De a poco empezó a hacerse un lugar entre los miembros de la nobleza francesa que, conforme avanzaba su carrera, le pedían más y más retratos. Con sólo 23 años fue invitada a Versalles para pintar a la reina María Antonieta. Su carrera recién empezaba. Y con su marido las cosas no iban bien, pero podían mejorar: decidieron empezar a viajar juntos y visitar los mejores museos de Europa.
Cuando llegó a los Países Bajos, lo primero que hizo fue ir a ver los trabajos de los maestros flamencos. Allí también pintó los retratos de algunos nobles y del Príncipe de Nassau. En cada país que visitaba hacía lo mismo: aprender y pintar. Ese era su movimiento, tomar lo mejor de cada lugar y dejarles obras a cambio, como una transacción en la que todos salían beneficiados, sobre todo la historia del arte.
En 1783 fue aceptada como miembro de la Academia Real de Pintura y Escultura. Algo inédito porque la admitieron a ella y a otras tres mujeres. Enseguida los pintores varones, que no querían perder el status, presionaron para que compitieran entre ellas. Entre esas cuatro mujeres estaba Adélaïde Labille-Guiard. Ellas se habrán reído de la ridícula competencia. Eran las mejores.
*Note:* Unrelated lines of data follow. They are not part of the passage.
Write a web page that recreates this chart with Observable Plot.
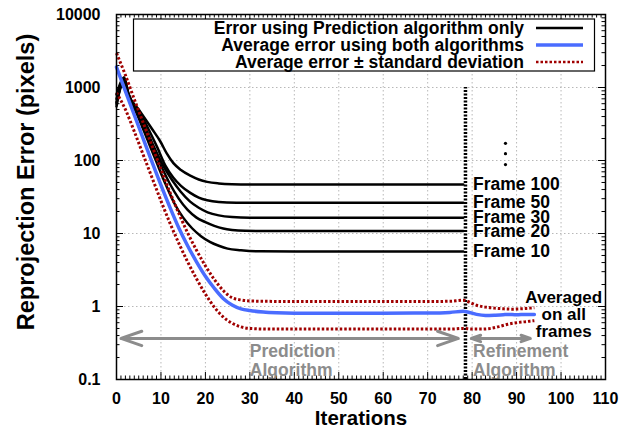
<!DOCTYPE html>
<html><head><meta charset="utf-8">
<script src="https://cdn.jsdelivr.net/npm/d3@7"></script>
<script src="https://cdn.jsdelivr.net/npm/@observablehq/plot@0.6"></script>
<style>
html,body{margin:0;padding:0;background:#fff;}
#chart svg{font-family:"Liberation Sans",Arial,Helvetica,sans-serif;}
</style>
</head><body><div id="chart"></div>
<script>
// ---------- data ----------
const frameNames = ["Frame 10", "Frame 20", "Frame 30", "Frame 50", "Frame 100"];
const frame10 = [[0,630],[1.7,1250],[2.7,800],[5,380],[7,190],[9,95],[11,48],[13,26],[15,16.5],[17,11.8],[19,9.2],[21,7.7],[23,6.8],[25,6.2],[28,5.9],[32,5.7],[40,5.66],[78,5.66]];
const frame20 = [[0,700],[1.7,1300],[2.7,790],[5,420],[7.8,165],[10,85],[12,48],[14,30],[16,21],[18,16.5],[20,14.3],[22,12.7],[24,11.7],[26,11.2],[29,10.9],[34,10.8],[78,10.8]];
const frame30 = [[0,800],[1.7,1340],[2.7,810],[5,450],[8.5,150],[10.5,85],[12.5,54],[14.5,37],[16.5,27.5],[18.5,22.5],[20.5,19.5],[23,17.7],[26,16.8],[30,16.45],[78,16.4]];
const frame50 = [[0,600],[1.7,1200],[2.7,780],[5,480],[9.2,150],[11,85],[12.8,58],[14.5,45],[16.6,36],[18.5,31],[20.4,28.5],[23,27],[27,26.4],[32,26.3],[78,26.3]];
const frame100 = [[0,550],[1.7,1380],[2.7,820],[5,500],[8,270],[9.8,185],[11.3,125],[12.8,92],[14.5,74],[16.6,62],[18.5,55],[20.4,51],[23,48.5],[26,47.3],[30,46.9],[78,46.9]];
const avgError = [[0,1900],[2,890],[4,420],[6,200],[8,95],[10,46],[12,23],[14,12],[16,6.8],[18,4.1],[20,2.6],[22,1.78],[24,1.29],[26,1.05],[28,0.93],[30,0.88],[33,0.84],[36,0.82],[40,0.81],[50,0.81],[60,0.81],[70,0.815],[75,0.83],[78,0.86],[79,0.84],[81,0.78],[83,0.755],[85,0.76],[87,0.77],[88,0.78],[90,0.77],[92,0.78],[94,0.78]];
const stdUpper = [[0,2950],[2,1480],[4,690],[6,330],[8,158],[10,76],[12,37],[14,19],[16,10.2],[18,5.9],[20,3.6],[22,2.35],[24,1.66],[26,1.32],[28,1.23],[30,1.19],[35,1.175],[40,1.17],[50,1.17],[60,1.17],[70,1.17],[75,1.18],[78,1.22],[79,1.17],[81,1.04],[83,0.98],[85,0.95],[87,0.93],[89,0.92],[91,0.93],[93,0.95],[94,0.96]];
const stdLower = [[0,850],[2,500],[4,250],[6,120],[8,58],[10,28],[12,14],[14,7.4],[16,4.1],[18,2.4],[20,1.48],[22,0.98],[24,0.72],[26,0.59],[28,0.525],[30,0.5],[35,0.49],[40,0.49],[50,0.49],[60,0.49],[70,0.49],[75,0.49],[78,0.5],[80,0.49],[82,0.49],[84,0.5],[86,0.53],[88,0.57],[90,0.6],[92,0.62],[94,0.64]];
const xTicks = [0,10,20,30,40,50,60,70,80,90,100,110];
const yTicks = [0.1,1,10,100,1000,10000];
const yTickLabels = ["0.1","1","10","100","1000","10000"];
const legendLabels = ["Error using Prediction algorithm only","Average error using both algorithms","Average error \u00b1 standard deviation"];
const phaseLabels = ["Prediction\nAlgorithm","Refinement\nAlgorithm"];
const averagedLabel = "Averaged\non all\nframes";
const xLabel = "Iterations";
const yLabel = "Reprojection Error (pixels)";
const ellipsisValues = [172, 124, 88];

// ---------- layout / style ----------
const W = 634, H = 436, mL = 116, mR = 29, mT = 14, mB = 57;
const pw = W - mL - mR, ph = H - mT - mB;
const FONT = "'Liberation Sans',Arial,Helvetica,sans-serif";
const cBlack = "#000", cBlue = "#4a6cff", cRed = "#a00000", cGrey = "#8c8c8c", cGrid = "#b8b8b8";

const frameSeries = [frame10, frame20, frame30, frame50, frame100];
const frameRows = frameSeries.flatMap((s, i) => s.map(([x, y]) => ({name: frameNames[i], x, y})));
const toRows = s => s.map(([x, y]) => ({x, y}));
const frameEnds = frameSeries.map((s, i) => ({name: frameNames[i], y: s[s.length - 1][1]}));

const xMinor = d3.range(0, 111, 1).filter(v => v % 10 !== 0);
const yMinor = [];
for (let e = -1; e < 4; e++) for (let k = 2; k <= 9; k++) yMinor.push(k * Math.pow(10, e));
const xGrid = xTicks.filter(v => v > 0 && v < 110);
const yGrid = yTicks.filter(v => v > 0.1 && v < 10000);

const lineX = 78.5;           // boundary between the two algorithms
const labelX = 80.2;
const arrowY = 0.365;
const phaseTextY = 0.182;

function legendMark(index, scales, values, dims) {
  const g = d3.create("svg:g").attr("font-family", FONT);
  g.append("rect").attr("x", 133.5).attr("y", 19).attr("width", 461).attr("height", 52)
    .attr("fill", "#fff").attr("stroke", "#000").attr("stroke-width", 1.2);
  const styles = [
    {stroke: cBlack, width: 2.5, dash: null},
    {stroke: cBlue, width: 3.5, dash: null},
    {stroke: cRed, width: 2.5, dash: "2.5,2"}
  ];
  legendLabels.forEach((t, i) => {
    const y = 28 + 17 * i;
    g.append("text").attr("x", 524).attr("y", y).attr("dy", "0.36em")
      .attr("text-anchor", "end").attr("font-size", 17.5).attr("font-weight", "bold")
      .attr("fill", "#000").text(t);
    const l = g.append("line").attr("x1", 536).attr("x2", 583).attr("y1", y).attr("y2", y)
      .attr("stroke", styles[i].stroke).attr("stroke-width", styles[i].width);
    if (styles[i].dash) l.attr("stroke-dasharray", styles[i].dash);
  });
  return g.node();
}

const txt = {fontWeight: "bold", fontFamily: FONT};
const dashed = {stroke: cRed, strokeWidth: 3, strokeDasharray: "2.5,2", strokeLinecap: "butt", strokeLinejoin: "miter", curve: "monotone-x"};

const chart = Plot.plot({
  width: W, height: H,
  marginLeft: mL, marginRight: mR, marginTop: mT, marginBottom: mB,
  style: {fontFamily: FONT, fontSize: "16px", background: "#fff", color: "#000"},
  x: {domain: [0, 110], label: null},
  y: {type: "log", domain: [0.1, 10000], label: null},
  marks: [
    // grid
    Plot.ruleX(xGrid, {stroke: cGrid, strokeWidth: 1, strokeDasharray: "1.5,2.5"}),
    Plot.ruleY(yGrid, {stroke: cGrid, strokeWidth: 1, strokeDasharray: "1.5,2.5"}),
    // inward ticks
    Plot.ruleX(xTicks, {insetTop: ph - 7, stroke: cBlack, strokeWidth: 1}),
    Plot.ruleX(xTicks, {insetBottom: ph - 7, stroke: cBlack, strokeWidth: 1}),
    Plot.ruleX(xMinor, {insetTop: ph - 3.5, stroke: cBlack, strokeWidth: 1}),
    Plot.ruleX(xMinor, {insetBottom: ph - 3.5, stroke: cBlack, strokeWidth: 1}),
    Plot.ruleY(yTicks, {insetRight: pw - 7, stroke: cBlack, strokeWidth: 1}),
    Plot.ruleY(yTicks, {insetLeft: pw - 7, stroke: cBlack, strokeWidth: 1}),
    Plot.ruleY(yMinor, {insetRight: pw - 3.5, stroke: cBlack, strokeWidth: 1}),
    Plot.ruleY(yMinor, {insetLeft: pw - 3.5, stroke: cBlack, strokeWidth: 1}),
    // legend box
    legendMark,
    // algorithm boundary
    Plot.ruleX([lineX], {y1: 0.1, y2: 1000, stroke: cBlack, strokeWidth: 3.5, strokeDasharray: "2,1.5", strokeLinecap: "butt"}),
    // per-frame prediction error
    Plot.line(frameRows, {x: "x", y: "y", z: "name", stroke: cBlack, strokeWidth: 2.5, curve: "monotone-x"}),
    // std band
    Plot.line(toRows(stdUpper), {x: "x", y: "y", ...dashed}),
    Plot.line(toRows(stdLower), {x: "x", y: "y", ...dashed}),
    // average
    Plot.line(toRows(avgError), {x: "x", y: "y", stroke: cBlue, strokeWidth: 3.5, curve: "monotone-x"}),
    // frame labels
    Plot.text(frameEnds, {x: labelX, y: "y", text: "name", textAnchor: "start", fontSize: 17.5, fill: cBlack, ...txt}),
    Plot.dot(ellipsisValues, {x: 87.5, y: d => d, r: 1.6, fill: cBlack, stroke: null}),
    // phase arrows
    Plot.arrow([[39, 1.0], [39, 76.9], [86.5, 79.8], [86.5, 93.1]], {x1: d => d[0], x2: d => d[1], y1: arrowY, y2: arrowY, stroke: cGrey, strokeWidth: 3, headLength: 11, headAngle: 38}),
    Plot.text([phaseLabels[0]], {x: 30, y: phaseTextY, text: d => d, textAnchor: "start", lineAnchor: "middle", lineHeight: 1.06, fontSize: 17.5, fill: cGrey, ...txt}),
    Plot.text([phaseLabels[1]], {x: labelX, y: phaseTextY, text: d => d, textAnchor: "start", lineAnchor: "middle", lineHeight: 1.06, fontSize: 17.5, fill: cGrey, ...txt}),
    Plot.text([averagedLabel], {x: 100.6, y: 0.776, text: d => d, textAnchor: "middle", lineAnchor: "middle", lineHeight: 0.98, fontSize: 17, fill: cBlack, ...txt}),
    // frame
    Plot.frame({stroke: cBlack, strokeWidth: 1.5}),
    // axes
    Plot.axisX({ticks: xTicks, tickSize: 0, tickPadding: 13, fontSize: 16, fontWeight: "bold", label: null, tickFormat: d => String(d)}),
    Plot.axisY({ticks: yTicks, tickSize: 0, tickPadding: 16, fontSize: 16, fontWeight: "bold", label: null, tickFormat: d => yTickLabels[yTicks.indexOf(d)]}),
    // axis titles
    Plot.text([xLabel], {frameAnchor: "bottom", textAnchor: "middle", dy: 45, text: d => d, fontSize: 20.5, fill: cBlack, ...txt}),
    Plot.text([yLabel], {frameAnchor: "left", textAnchor: "middle", dx: -90, dy: -15, rotate: -90, text: d => d, fontSize: 23.5, fill: cBlack, ...txt})
  ]
});
document.getElementById("chart").appendChild(chart);
</script>
</body></html>
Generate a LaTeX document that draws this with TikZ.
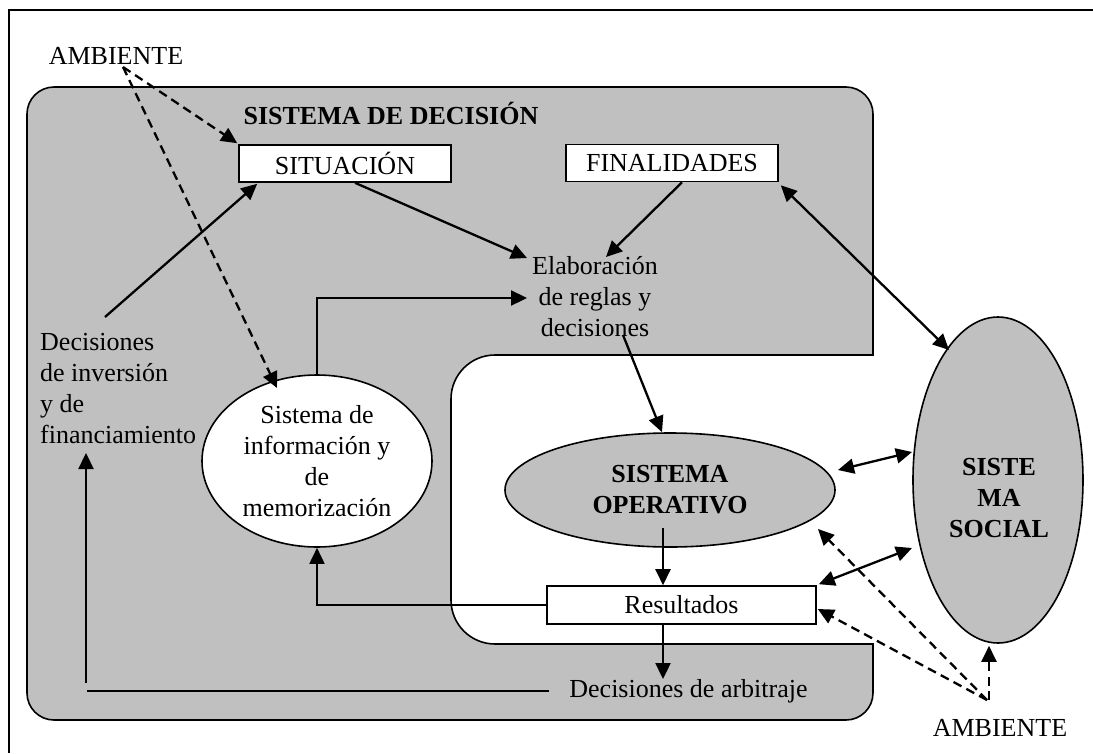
\documentclass[tikz,border=0pt]{standalone}
\usepackage{fontspec}
\setmainfont{Liberation Serif}
\usetikzlibrary{arrows.meta,calc,shapes.geometric}
\definecolor{grayfill}{RGB}{192,192,192}
\tikzset{
  txt/.style={font=\fontsize{26}{31}\selectfont, inner sep=0pt},
  boldtxt/.style={font=\fontsize{26}{31}\selectfont\bfseries, inner sep=0pt},
  boxnode/.style={txt, draw, fill=white, line width=1.6pt, minimum width=212pt, minimum height=37pt},
  ell/.style={ellipse, draw, line width=1.6pt},
  arr/.style={line width=2.3pt, -{Triangle[length=16pt,width=15pt]}},
  darr/.style={line width=2.3pt, {Triangle[length=16pt,width=15pt]}-{Triangle[length=16pt,width=15pt]}},
  dasharr/.style={arr, dash pattern=on 9pt off 5.5pt},
  plain/.style={line width=1.8pt},
}
\begin{document}
\begin{tikzpicture}[x=1pt,y=-1pt]
\useasboundingbox (0,0) rectangle (1093,753);
% page frame
\draw[line width=1.6pt] (9,753) -- (9,10) -- (1093,10);
% decision system region
\filldraw[fill=grayfill, draw=black, line width=1.6pt]
  (27,114) arc[start angle=180,end angle=270,radius=27]
  -- (846,87) arc[start angle=270,end angle=360,radius=27]
  -- (873,355) -- (495,355) arc[start angle=270,end angle=180,radius=44]
  -- (451,600) arc[start angle=180,end angle=90,radius=44]
  -- (873,644) -- (873,693) arc[start angle=0,end angle=90,radius=27]
  -- (54,720) arc[start angle=90,end angle=180,radius=27] -- cycle;

% nodes
\node[txt] (amb1) at (116,56) {AMBIENTE};
\node[boldtxt] (title) at (391,113) {SISTEMA DE DECISIÓN};
\node[boxnode] (sit) at (345,163.5) {SITUACIÓN};
\node[boxnode] (fin) at (672,163) {FINALIDADES};
\node[txt, align=center] (elab) at (595,297) {Elaboración\\de reglas y\\decisiones};
\node[txt, align=left, anchor=west] (dec) at (40,389) {Decisiones\\de inversión\\y de\\financiamiento};
\node[ell, txt, fill=white, minimum width=230pt, minimum height=172pt, align=center] (info) at (317,461) {Sistema de\\información y\\de\\memorización};
\node[ell, boldtxt, fill=grayfill, minimum width=330pt, minimum height=114pt, align=center] (oper) at (670,490) {SISTEMA\\OPERATIVO};
\node[ell, fill=grayfill, minimum width=170pt, minimum height=326pt, inner sep=0pt] (soc) at (998,480) {};
\node[boldtxt, align=center] (socT) at (999,498) {SISTE\\MA\\SOCIAL};
\node[boxnode, minimum width=269pt, minimum height=38pt] (res) at (681.5,605) {Resultados};
\node[txt] (arb) at (688.5,691) {Decisiones de arbitraje};
\node[txt] (amb2) at (1000,728) {AMBIENTE};

\coordinate (hl) at (87,691);
\coordinate (vb) at (86,683);
\coordinate (vt) at (86,453);
\coordinate (a2) at ($(amb2.center)+(-13,-28)$);
\coordinate (a1) at ($(amb1.center)+(7,11)$);

% connectors
\draw[arr] ($(dec.west)+(65,-72)$) -- ($(sit.south west)+(19,1)$);
\draw[arr] ($(sit.south)+(10,0)$) -- ($(elab.center)+(-68,-39)$);
\draw[arr] ($(fin.south)+(10,0)$) -- ($(elab.center)+(11,-40)$);
\draw[darr] ($(fin.south east)+(2,3)$) -- ($(soc.center)+(-49,-130)$);
\draw[arr] (info.north) |- ($(elab.center)+(-68,1)$);
\draw[arr] ($(elab.center)+(28,38)$) -- ($(oper.north)+(-8,0)$);
\draw[arr] ($(oper.center)+(-7,38)$) -- ($(res.north)+(-18.5,0)$);
\draw[arr] ($(res.south)+(-18.5,0)$) -- ($(arb.north)+(-25.5,0)$);
\draw[arr, line width=1.8pt] (res.west) -| (info.south);
\draw[plain] ($(arb.west)+(-20,0)$) -- (hl);
\draw[arr] (vb) -- (vt);
\draw[darr] ($(oper.center)+(168,-20)$) -- ($(soc.center)+(-86,-28)$);
\draw[darr] ($(res.north east)+(2,-1)$) -- ($(soc.center)+(-86,68)$);
\draw[dasharr] (a2) -- ($(oper.center)+(148,39)$);
\draw[dasharr] (a2) -- ($(res.east)+(1,4)$);
\draw[dasharr] ($(a2)+(2,0)$) -- ($(soc.south)+(-9,2)$);
\draw[dasharr] (a1) -- ($(sit.north west)+(-1,-1)$);
\draw[dasharr] (a1) -- ($(info.center)+(-40,-73)$);
\end{tikzpicture}
\end{document}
Las cosas cambiaron repentinamente en 1789, cuando se desató la Revolución Francesa. Tras la detención de la familia real, Vigée-LeBrun tuvo que huir del país porque estaba identificada como “monárquica”. Huyó con su hija Brunette, que entonces tenía nueve años. Vendrían entonces los tiempos del exilio donde se la pasaría viajando: Italia, Austria, Rusia. Allí también todos querían un retrato suyo.
Se convirtió en miembro de las Academias de Florencia, Roma, Bolonia, San Petersburgo y Berlín. Todos la adoraban y si bien estaba lejos de su patria, tenía todo lo que quería: a su hija y los pinceles. De esa época es el cuadro que aquí presentamos: Autorretrato de 1790, un óleo sobre lienzo de 100 × 81 centímetros que se encuentra en el Mettropolitan Museum de Nueva York.
“Me pinté con una paleta en la mano, frente a un lienzo en el que estoy dibujando a la reina con tiza blanca”, escribió en su diario Elisabeth Louise Vigée-LeBrun, que disfrutaba mucho de narrar el día a día de su vida, por lo cual dejó mucha información interesante en sus memorias. Recién estaba en la mitad de su vida. Moriría mucho tiempo después, en 1842, a los 86 años.